Slates were also mined to provide roofing material for the local houses, farms and barns, additionally they were exported out of the valley by the ‘slate cart’ still remembered by the older folks of the valley and at the time was the main communications with the outside world, the driver would accept shopping or delivery commissions as few people left or entered the valley.

These days jackdaws nest in the empty quarries and owls and bats nest in the adits and shafts of the mines.

*My Visit*







Over the years I have spent a fair amount of time in the Duddon Valley, probably the last 10 New Years Eves for starters. The quarries and mines are visible, but apart from the odd wander around a quarry or two, and poking my head into a flooded adit, that’s as far as my exploring went; Conistone and Hodgeclose being near tended to lure me away.

This year I though I explore a some of the local stuff, hours of searching found locations, but very little information or history on any of the Duddon Valley sites. 

Luck was on my side and I got a few spare hours on New Years Eve for my final explore of the year. Crook Wood Slate Quarry was more of a mine than a quarry, in fact there were no rock faces, just a nice 5ft diameter hole disappearing into the hillside next to the derelict mine building.






The entrance even though flooded wasn’t too deep to wade through and get inside out of the rain.






It was a pleasant surprise to see the adit continue on into the hillside, plus it looked nice and safe, far better than the Coniston mines!






At this point I wasn’t sure how far it went, or if there was going to be anything interesting see, so the first feature was some mineral deposits on the tunnel wall.






Was worth a shot of me looking at this interesting feature, honest.






Continuing along the tunnel, water entered through various holes in the roof.






After about 75 meters I entered the first chamber, which was about 50ft high, with some steps leading up the scree slope behind, there were a couple of what looked like side tunnels splitting off this main chamber as well.






The side tunnels turned out to be just smaller chambers; only 1 had anything of interest which was an empty steel box and an old tin can.

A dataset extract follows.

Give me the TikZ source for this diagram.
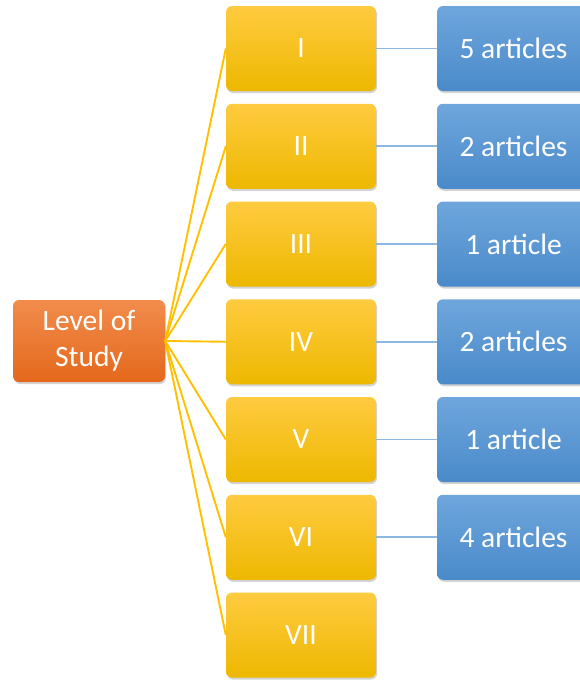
\documentclass[tikz,border=0pt]{standalone}
\usepackage{fontspec}
\setmainfont{Carlito}
\usetikzlibrary{shadows}
\definecolor{rootTop}{HTML}{F28C4C}
\definecolor{rootBot}{HTML}{E4681C}
\definecolor{lvlTop}{HTML}{FFCB40}
\definecolor{lvlBot}{HTML}{EDB800}
\definecolor{lvlLine}{HTML}{FFC000}
\definecolor{cntTop}{HTML}{6EA6DC}
\definecolor{cntBot}{HTML}{4A8ACA}
\definecolor{cntLine}{HTML}{8DB8E2}
\tikzset{
  box/.style={rounded corners=6pt, minimum width=150pt, minimum height=85pt, inner sep=0pt,
    text=white, align=center, font=\fontsize{29.5}{36}\selectfont,
    drop shadow={shadow xshift=1pt, shadow yshift=-2pt, opacity=0.35}},
  rootbox/.style={box, top color=rootTop, bottom color=rootBot, minimum width=152pt, minimum height=82pt},
  lvlbox/.style={box, top color=lvlTop, bottom color=lvlBot},
  cntbox/.style={box, top color=cntTop, bottom color=cntBot, minimum width=153pt},
  branch/.style={draw=lvlLine, line width=1.9pt},
  link/.style={draw=cntLine, line width=1.9pt}
}
\begin{document}
\begin{tikzpicture}[x=1pt, y=-1pt]
        \path[use as bounding box, clip] (0,0) rectangle (580,680);
        \node[rootbox] (root) at (89, 341) {Level of\\Study};

        \foreach \lvl [count=\i from 0] in {I,II,III,IV,V,VI,VII} {
          \node[lvlbox] (lvl\i) at (301, 48.5+97.75*\i) {\lvl};
          \draw[branch] (root.east) -- (lvl\i.west);
        }
        \foreach \cnt [count=\i from 0] in {5 articles,2 articles,1 article,2 articles,1 article,4 articles} {
          \node[cntbox] (cnt\i) at (513.5, 48.5+97.75*\i) {\cnt};
          \draw[link] (lvl\i.east) -- (cnt\i.west);
        }
      \end{tikzpicture}
\end{document}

Again after climbing the stone steps at the back of the chamber I hit a dead end at the top of the vast cavern.











A very enjoyable way to finish the year and has wet my apatite to visit the many more mines and quarries in this valley, after all there may not be mobile phone coverage, but it has a pub.

Have an excellent 2013

TLR​


----------



## Bones out (Jan 2, 2013)

Thats bang tidy that is! I gotta say, I do like a slate mine


----------



## Ramsgatonian (Jan 3, 2013)

This is awesome...

Thanks for the post


----------



## flyboys90 (Jan 3, 2013)

Great report & photos,thanks for sharing.


----------



## The Lone Ranger (Jan 3, 2013)

Thanks, it was a great way to finish off 2012


----------



## night crawler (Jan 3, 2013)

Well done, some nice photo's of the mine though it still gives me the creeps looking at them. I can feel the dampness and smell the moisture.


----------



## Silent Hill (Jan 3, 2013)

That takes me back to my Caving days


----------



## MrDan (Jan 4, 2013)

Slate mines are beautiful.
Just a shame I kind of have a phobia of entering deep underground tunnels and caverns ha.


----------



## The Lone Ranger (Jan 5, 2013)

Cheers all 



Silent Hill said:


> That takes me back to my Caving days



Some great stuff underground, have always been swayed towards mines though, I do enough SRT at work!


----------